4) Supposition (How might it be different if..?)

5) Significance (Is this important?)

Wednesday, November 19, 2014

The 2014 Word of the Year: Vape

Vape is the 2014 Word of the Year

Vape was chosen as the word of the year for 2014 in part because it provides a window "onto how we define ourselves," says Casper Grathwohl of the Oxford University Press. Here, women exhale vapor clouds during a competition at the Henley Vaporium in Manhattan.
Elizabeth Shafiroff/Reuters/Landov

By:  Bill Chappell

1)  What statistics do people use to support the claim that vaping is less harmful than cigarettes?  What evidence is the most salient for determining the harm of cigarettes?  In what ways have smoking habits changed over time?

2)  How might a child of smokers view this story differently than that of a non-smoker?  How might an employee of Philip Morris view this differently than a politician?  How might Barack Obama view this differently than his wife?

3)  What is a mathematical argument for more electronic cigarettes?  How is smoking like drinking soda?  Child abuse?

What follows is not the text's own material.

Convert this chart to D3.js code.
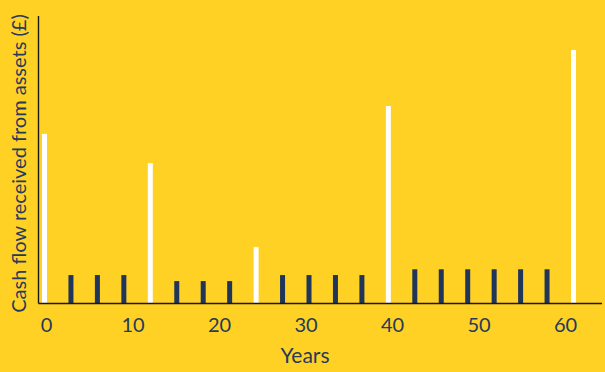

4)  What would happen if we banned all cigarettes?  All fast food?  What would happen if vapor cigarettes were given free to smokers?

5)  What are the larger implications of this issue?  Does the word of the year award have any significance in the larger society?

Extension Activities:

1)  Students can outline the development of tobacco in America and predict it's future.

2)  Students can create a chart of addiction and advocate for policy action based on their findings.

3)  Students can  study the impact of the "Word of the Year" and rank the  most significant winners of the last 20 years.